Chacun des trois personnages vit sa passion dans cette projection, par amitié, par amour, par honneur. Une amitié jusqu’à la mort : la tête de Ba-Yoko est décapitée et brandie dans le ciel alors que l’hélicoptère qui s’élève dans le même ciel, transporte Jérôme et Aurore. Et c’est seulement en ce moment, lorsque Jérôme explique au pilote de l’aéronef le drame qui se déroule au sol, qu’Aurore se rend compte que le bourreau de son père, qu’elle a envoyé tuer, n’est rien d’autre que son sauveur, qui a versé la fabuleuse somme de 10 millions de dollars pour financer l’opération de son sauvetage, uniquement parce qu’il voulait se racheter de sa bavure.
« Histoire d’une fraternité d’arme qui survit au temps et à l’espace »

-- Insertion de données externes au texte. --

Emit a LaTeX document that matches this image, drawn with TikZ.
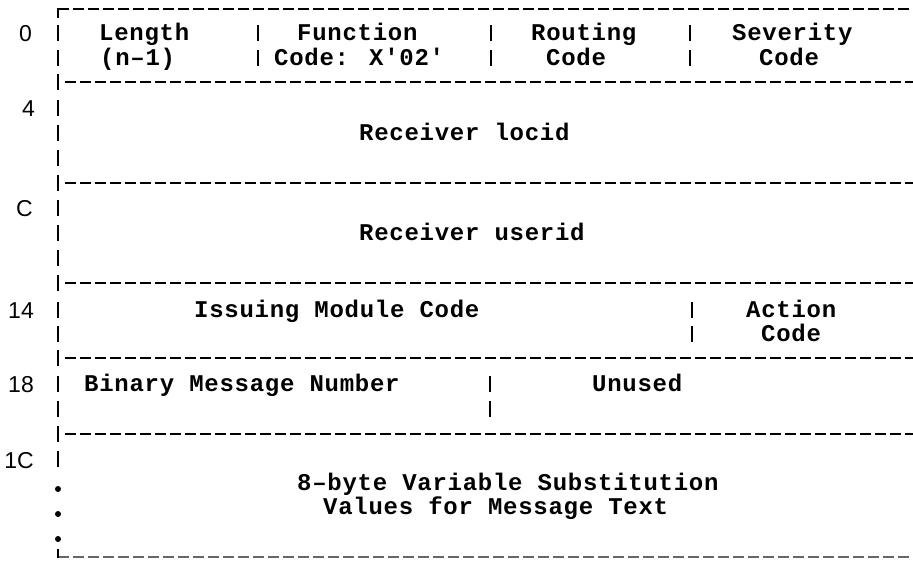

Parcours de combattants n’est en définitive pas un itinéraire d’un militaire, mais comme le confie l’auteur, l’histoire d’une « fraternité d’armes, qui survit au temps et à l’espace. ». Une amitié transatlantique, un amour trans-racial. Un roman dont la description réalisée comme au bistouri, fascine par les tableaux, comme celui de ce « village endormi. Quelques chaumières fumaient encore, avec l’inévitable chape de fumée qui auréolait les cônes de pailles, donnant aux maisons l’allure de gigantesques champignons directement sortis d’un décor fantastique.», jouant sur les notes de la brutalité, de la complicité, de la cupidité pour maintenir un amour debout, l’amour entre Aurore et Jérôme.
Le vocabulaire militaire qui trahit que l’écrivain est passé lui-aussi passé par Saint-Cyr, n’enlève rien à la délectation qu’offre la lecture de ce magnifique roman. Les amateurs de polars apprécieront certainement cette plume truculente et se délecteront des scènes de tentative d’évasion de la prison de Cherka, d’assassinat de Ba-Yoko, de la prise d’otages et toute l’intelligence, toute la ruse du lieutenant pour les sauver.
Le lieutenant Gerry Taama des Forces Armées Togolaises, qui a demandé une mise en disponibilité depuis bientôt deux (2) ans, se consacre à l’écriture et à son agence de communication MOFFI. On ignore ce que ce passionné d’Hemingway, cet admiratif de Coluche, va offrir aux lecteurs. Sans dévoiler son secret, il confie juste « bientôt, très bientôt ». Roman ? Recueil de nouvelles ? « Non, pas de théâtre, pour l’instant, pas de théâtre. Encore moins de poésie ».